§ **YOUR INSTRUCTIONS**
The lines from the beginning of the records below through the one holding "ha='center', va='center', fontsize=17.5, fontweight='bold')" are to be copied exactly; leave the pictures out.

§ **DATA SHOWN**

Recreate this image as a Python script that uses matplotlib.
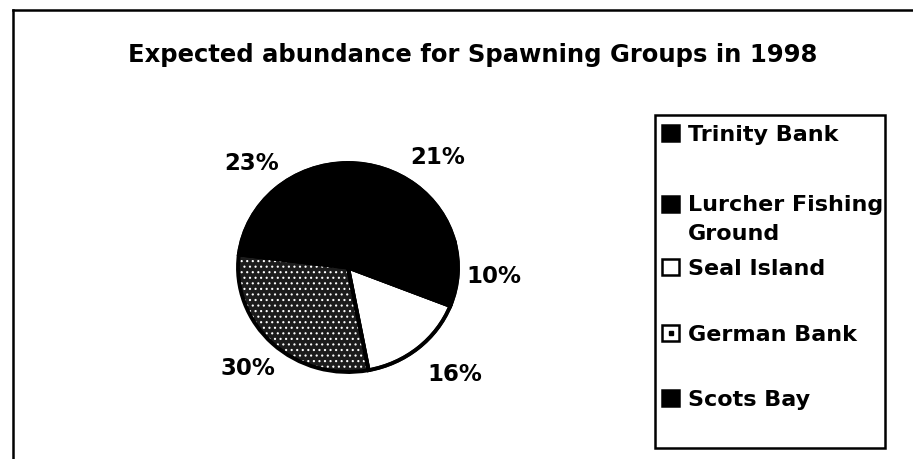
import matplotlib
matplotlib.use('Agg')
import matplotlib.pyplot as plt
from matplotlib.patches import Rectangle
from matplotlib.lines import Line2D

# data
groups = ['Trinity Bank', 'Lurcher Fishing\nGround', 'Seal Island', 'German Bank', 'Scots Bay']
shares = [21, 10, 16, 30, 23]

W, H = 913, 459
plt.rcParams['font.family'] = ['DejaVu Sans']
plt.rcParams['font.weight'] = 'bold'
plt.rcParams['hatch.linewidth'] = 0.8

fig = plt.figure(figsize=(W / 100, H / 100), dpi=100)


def fx(px):
    return px / W


def fy(py):
    return 1 - py / H


# outer frame (left and top only visible in the scan)
fig.add_artist(Line2D([fx(13), fx(13)], [fy(10), 0], color='black', lw=1.8))
fig.add_artist(Line2D([fx(13), 1], [fy(10), fy(10)], color='black', lw=1.8))

# title
fig.text(fx(473), fy(55), 'Expected abundance for Spawning Groups in 1998',
         ha='center', va='center', fontsize=17.5, fontweight='bold')

# pie
cx, cy, rx, ry = 348, 267.5, 110, 104.5
ax = fig.add_axes([fx(cx - rx), fy(cy + ry), (2 * rx) / W, (2 * ry) / H])
face = ['black', 'black', 'white', '#1c1c1c', 'black']
wedges, texts, autotexts = ax.pie(shares, colors=face, startangle=90, counterclock=False,
                                  autopct='%.0f%%', pctdistance=1.33,
                                  wedgeprops=dict(edgecolor='black', linewidth=2.5),
                                  textprops=dict(fontsize=16.5, fontweight='bold'))
# stippled pattern for German Bank
wedges[3].set_edgecolor('white')
wedges[3].set_hatch('...')
wedges[3].set_linewidth(1.0)
ax.pie(shares, colors=['none'] * 5, startangle=90, counterclock=False,
       wedgeprops=dict(edgecolor='black', linewidth=2.8, fill=False))
# the 16% label sits a little further right in the original
lx, ly = autotexts[2].get_position()
autotexts[2].set_position((lx * 1.15, ly))
ax.set_aspect('auto')
ax.set_xlim(-1, 1)
ax.set_ylim(-1, 1)
ax.axis('off')

# legend box drawn by hand to mimic the original spacing
fig.add_artist(Rectangle((fx(655), fy(448)), fx(885) - fx(655), fy(115) - fy(448),
                         transform=fig.transFigure, fill=False, edgecolor='black', lw=1.8))
entry_y = [133, 204, 267, 333, 398]
box_face = ['black', 'black', 'white', 'white', 'black']
for name, y, fc in zip(groups, entry_y, box_face):
    fig.add_artist(Rectangle((fx(662), fy(y + 8)), 17 / W, 16 / H, transform=fig.transFigure,
                             facecolor=fc, edgecolor='black', lw=1.8))
    if name == 'German Bank':
        fig.add_artist(Line2D([fx(670.5)], [fy(y)], marker='s', markersize=2.5,
                              color='black'))
    extra = name.count('\n') * 28
    fig.text(fx(688), fy(y + 8 + extra), name, ha='left', va='baseline', fontsize=16,
             fontweight='bold', linespacing=1.55)

fig.savefig('out.png', dpi=100)
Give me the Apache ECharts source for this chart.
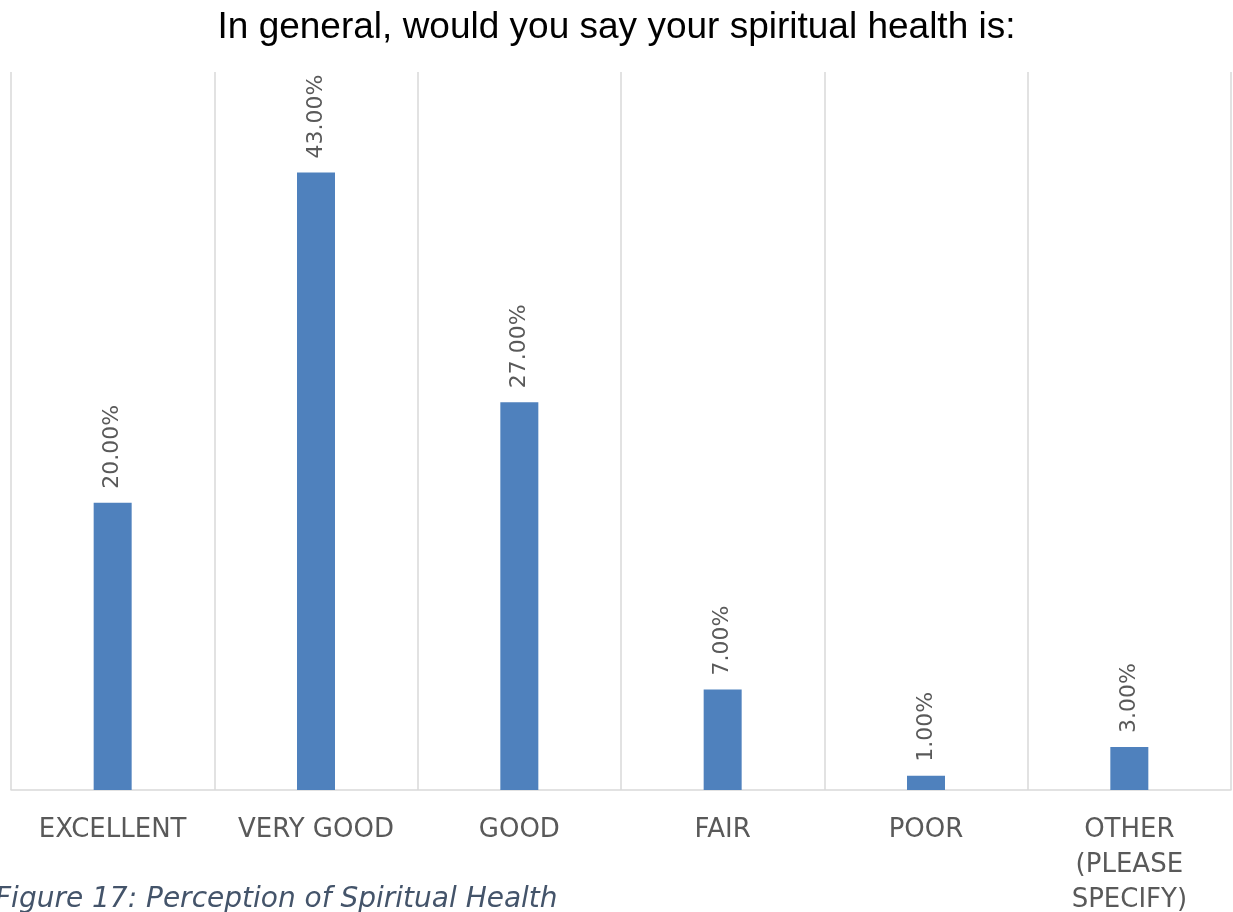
<!DOCTYPE html>
<html>
<head>
<meta charset="utf-8">
<script src="https://cdn.jsdelivr.net/npm/echarts@6/dist/echarts.min.js"></script>
<style>
  html, body { margin: 0; padding: 0; background: #fff; }
  #chart { width: 1233px; height: 912px; }
</style>
</head>
<body>
<div id="chart"></div>
<script>
// categories and values (percent)
const categories = ['EXCELLENT', 'VERY GOOD', 'GOOD', 'FAIR', 'POOR', 'OTHER\n(PLEASE\nSPECIFY)'];
const values = [20, 43, 27, 7, 1, 3];

const chart = echarts.init(document.getElementById('chart'));
chart.setOption({
  animation: false,
  title: {
    text: 'In general, would you say your spiritual health is:',
    left: 'center',
    top: 4,
    textStyle: { fontFamily: 'Liberation Sans', fontSize: 37, fontWeight: 'normal', color: '#000' }
  },
  grid: { left: 11, right: 2, top: 72, bottom: 122, outerBoundsMode: 'none' },
  xAxis: {
    type: 'category',
    data: categories,
    axisLine: { lineStyle: { color: '#D9D9D9', width: 1.5 } },
    axisTick: { show: false },
    splitLine: { show: true, lineStyle: { color: '#D9D9D9', width: 1.5 } },
    axisLabel: {
      interval: 0,
      margin: 23,
      color: '#595959',
      fontFamily: 'DejaVu Sans',
      fontSize: 26,
      lineHeight: 35
    }
  },
  yAxis: {
    type: 'value',
    min: 0,
    max: 50,
    show: false
  },
  series: [{
    type: 'bar',
    data: values,
    barWidth: 38,
    itemStyle: { color: '#4F81BD' },
    label: {
      show: true,
      position: 'top',
      rotate: 90,
      align: 'left',
      verticalAlign: 'middle',
      distance: 14,
      color: '#595959',
      fontFamily: 'DejaVu Sans',
      fontSize: 22,
      formatter: p => p.value.toFixed(2) + '%'
    }
  }],
  graphic: [{
    type: 'text',
    left: -5,
    top: 886,
    style: {
      text: 'Figure 17: Perception of Spiritual Health',
      fill: '#44546A',
      font: 'italic 28px "DejaVu Sans"'
    }
  }]
});
</script>
</body>
</html>
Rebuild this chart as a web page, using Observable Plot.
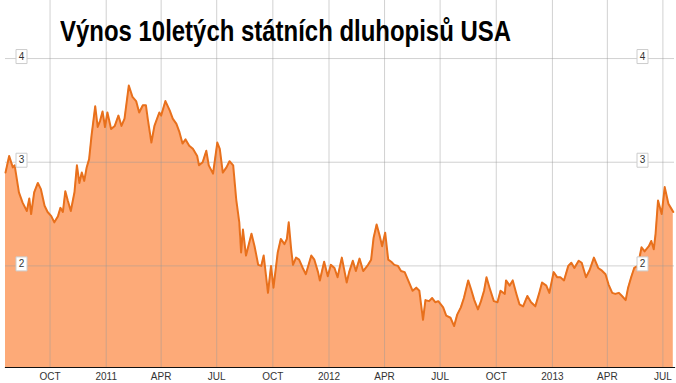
<!DOCTYPE html>
<html>
<head>
<meta charset="utf-8">
<script src="https://cdn.jsdelivr.net/npm/d3@7"></script>
<script src="https://cdn.jsdelivr.net/npm/@observablehq/plot@0.6"></script>
<style>
  html, body { margin: 0; padding: 0; background: #fff; }
  #wrap { position: relative; width: 676px; height: 383px; overflow: hidden; }
  #title { position: absolute; left: 60px; top: 16.5px; font: bold 29px "Liberation Sans", Arial, sans-serif; line-height: 1; color: #000; white-space: nowrap; transform-origin: 0 0; }
  svg { display: block; }
</style>
</head>
<body>
<div id="wrap">
  <div id="chart"></div>
  <div id="title">Výnos 10letých státních dluhopisů USA</div>
</div>
<script>
const dates = ["2010-07-20","2010-07-26","2010-08-01","2010-08-04","2010-08-11","2010-08-17","2010-08-24","2010-08-28","2010-08-31","2010-09-05","2010-09-11","2010-09-16","2010-09-22","2010-09-27","2010-10-03","2010-10-08","2010-10-14","2010-10-18","2010-10-22","2010-10-26","2010-10-30","2010-11-04","2010-11-10","2010-11-14","2010-11-18","2010-11-22","2010-11-26","2010-11-30","2010-12-04","2010-12-08","2010-12-14","2010-12-18","2010-12-22","2010-12-26","2010-12-30","2011-01-03","2011-01-09","2011-01-15","2011-01-21","2011-01-26","2011-01-31","2011-02-07","2011-02-13","2011-02-19","2011-02-24","2011-03-02","2011-03-07","2011-03-10","2011-03-16","2011-03-21","2011-03-29","2011-04-01","2011-04-08","2011-04-15","2011-04-20","2011-04-26","2011-05-01","2011-05-06","2011-05-11","2011-05-17","2011-05-23","2011-05-30","2011-06-02","2011-06-08","2011-06-14","2011-06-18","2011-06-25","2011-07-02","2011-07-06","2011-07-11","2011-07-17","2011-07-22","2011-07-28","2011-08-02","2011-08-07","2011-08-10","2011-08-13","2011-08-18","2011-08-27","2011-09-01","2011-09-07","2011-09-12","2011-09-16","2011-09-23","2011-09-28","2011-10-02","2011-10-09","2011-10-14","2011-10-20","2011-10-24","2011-10-27","2011-10-31","2011-11-03","2011-11-08","2011-11-13","2011-11-19","2011-11-24","2011-12-03","2011-12-08","2011-12-14","2011-12-17","2011-12-24","2011-12-30","2012-01-04","2012-01-10","2012-01-15","2012-01-22","2012-01-30","2012-02-03","2012-02-09","2012-02-14","2012-02-20","2012-02-26","2012-03-05","2012-03-10","2012-03-14","2012-03-19","2012-03-24","2012-03-28","2012-04-02","2012-04-07","2012-04-12","2012-04-17","2012-04-23","2012-04-28","2012-05-04","2012-05-09","2012-05-17","2012-05-23","2012-05-28","2012-06-03","2012-06-07","2012-06-13","2012-06-18","2012-06-23","2012-06-28","2012-07-06","2012-07-11","2012-07-18","2012-07-24","2012-07-29","2012-08-04","2012-08-09","2012-08-16","2012-08-21","2012-08-26","2012-09-01","2012-09-06","2012-09-11","2012-09-15","2012-09-20","2012-09-27","2012-10-03","2012-10-08","2012-10-15","2012-10-17","2012-10-23","2012-10-28","2012-11-03","2012-11-08","2012-11-14","2012-11-21","2012-11-27","2012-12-04","2012-12-10","2012-12-15","2012-12-22","2012-12-27","2013-01-03","2013-01-09","2013-01-14","2013-01-20","2013-01-27","2013-02-01","2013-02-06","2013-02-13","2013-02-18","2013-02-25","2013-03-03","2013-03-10","2013-03-17","2013-03-22","2013-03-29","2013-04-03","2013-04-09","2013-04-14","2013-04-20","2013-04-25","2013-05-01","2013-05-05","2013-05-10","2013-05-15","2013-05-21","2013-05-27","2013-06-01","2013-06-08","2013-06-12","2013-06-16","2013-06-19","2013-06-23","2013-06-29","2013-07-04","2013-07-10","2013-07-15","2013-07-18"];

const yields = [2.90,3.06,2.95,2.97,2.71,2.61,2.53,2.65,2.50,2.71,2.80,2.74,2.58,2.52,2.48,2.42,2.48,2.56,2.52,2.72,2.63,2.53,2.71,2.97,2.80,2.90,2.82,2.95,3.03,3.26,3.54,3.34,3.40,3.49,3.34,3.48,3.32,3.35,3.45,3.35,3.42,3.74,3.63,3.59,3.48,3.55,3.55,3.42,3.19,3.35,3.48,3.45,3.59,3.50,3.42,3.37,3.29,3.18,3.22,3.16,3.13,3.06,2.97,3.00,3.11,2.97,2.89,3.19,3.13,2.90,2.95,3.01,2.97,2.64,2.42,2.13,2.35,2.10,2.31,2.19,2.01,2.00,2.10,1.74,2.00,1.79,2.13,2.26,2.21,2.26,2.42,2.16,2.01,2.08,2.06,1.98,1.92,2.10,2.06,1.94,1.86,2.04,1.90,2.01,1.98,1.89,2.08,1.84,1.94,2.05,1.95,2.07,1.95,2.01,2.06,2.27,2.40,2.29,2.19,2.32,2.06,2.04,2.01,2.00,1.95,1.94,1.87,1.76,1.79,1.76,1.48,1.67,1.66,1.69,1.65,1.66,1.60,1.52,1.50,1.42,1.53,1.60,1.69,1.86,1.77,1.67,1.58,1.66,1.76,1.89,1.79,1.66,1.65,1.76,1.73,1.86,1.81,1.86,1.73,1.63,1.61,1.71,1.65,1.61,1.73,1.84,1.81,1.74,1.94,1.89,1.89,1.86,2.00,2.03,1.98,2.05,2.03,1.89,1.96,2.08,1.98,1.96,1.92,1.82,1.74,1.73,1.74,1.71,1.67,1.79,1.89,1.98,2.00,2.18,2.14,2.19,2.24,2.16,2.31,2.63,2.50,2.76,2.60,2.55,2.52];

const tickDates = ["2010-10-01","2011-01-01","2011-04-01","2011-07-01","2011-10-01","2012-01-01","2012-04-01","2012-07-01","2012-10-01","2013-01-01","2013-04-01","2013-07-01"];
const tickLabels = ["OCT","2011","APR","JUL","OCT","2012","APR","JUL","OCT","2013","APR","JUL"];
const yTicks = [2, 3, 4];

const data = dates.map((d, i) => ({date: d3.isoParse(d), value: yields[i]}));
const xTicks = tickDates.map((d, i) => ({date: d3.isoParse(d), label: tickLabels[i]}));

const boxSymbol = { draw(ctx) { ctx.rect(-5.5, -7, 11, 14); } };

const chart = Plot.plot({
  width: 676,
  height: 383,
  marginTop: 0,
  marginBottom: 16,
  marginLeft: 5,
  marginRight: 2,
  style: { fontFamily: "'Liberation Sans', Arial, sans-serif", fontSize: "10px", background: "#fff" },
  x: { type: "utc", domain: [d3.isoParse("2010-07-20"), d3.isoParse("2013-07-20")], axis: null },
  y: { domain: [1.02, 4.56], axis: null },
  marks: [
    Plot.areaY(data, { x: "date", y: "value", fill: "#FDAA78", clip: true }),
    Plot.ruleY(yTicks, { stroke: "#999", strokeOpacity: 0.45, strokeWidth: 1 }),
    Plot.ruleX(xTicks, { x: "date", stroke: "#999", strokeOpacity: 0.45, strokeWidth: 1 }),
    Plot.lineY(data, { x: "date", y: "value", stroke: "#E8701C", strokeWidth: 2, strokeLinejoin: "round" }),
    Plot.frame({ anchor: "bottom", stroke: "#111", strokeWidth: 1.2 }),
    Plot.text(xTicks, { x: "date", text: "label", frameAnchor: "bottom", lineAnchor: "top", dy: 5, fill: "#333", fontSize: 10 }),
    Plot.dot(yTicks, { y: d => d, frameAnchor: "left", dx: 16, dy: -2, symbol: boxSymbol, fill: "#fff", stroke: "#ccc", strokeWidth: 1 }),
    Plot.dot(yTicks, { y: d => d, frameAnchor: "right", dx: -32, dy: -2, symbol: boxSymbol, fill: "#fff", stroke: "#ccc", strokeWidth: 1 }),
    Plot.text(yTicks, { y: d => d, text: d => String(d), frameAnchor: "left", dx: 16, dy: -2, textAnchor: "middle", fill: "#333", fontSize: 10 }),
    Plot.text(yTicks, { y: d => d, text: d => String(d), frameAnchor: "right", dx: -32, dy: -2, textAnchor: "middle", fill: "#333", fontSize: 10 })
  ]
});
document.getElementById("chart").appendChild(chart);

const title = document.getElementById("title");
const w = title.getBoundingClientRect().width;
if (w > 0) title.style.transform = `scaleX(${451 / w})`;
</script>
</body>
</html>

§ **WRITTEN ANSWER**
Recreate this image as a Python script that uses matplotlib.
import matplotlib
matplotlib.use('Agg')
import matplotlib.pyplot as plt
from matplotlib.patches import Rectangle
from matplotlib.lines import Line2D

# data
groups = ['Trinity Bank', 'Lurcher Fishing\nGround', 'Seal Island', 'German Bank', 'Scots Bay']
shares = [21, 10, 16, 30, 23]

W, H = 913, 459
plt.rcParams['font.family'] = ['DejaVu Sans']
plt.rcParams['font.weight'] = 'bold'
plt.rcParams['hatch.linewidth'] = 0.8

fig = plt.figure(figsize=(W / 100, H / 100), dpi=100)


def fx(px):
    return px / W


def fy(py):
    return 1 - py / H


# outer frame (left and top only visible in the scan)
fig.add_artist(Line2D([fx(13), fx(13)], [fy(10), 0], color='black', lw=1.8))
fig.add_artist(Line2D([fx(13), 1], [fy(10), fy(10)], color='black', lw=1.8))

# title
fig.text(fx(473), fy(55), 'Expected abundance for Spawning Groups in 1998',
         ha='center', va='center', fontsize=17.5, fontweight='bold')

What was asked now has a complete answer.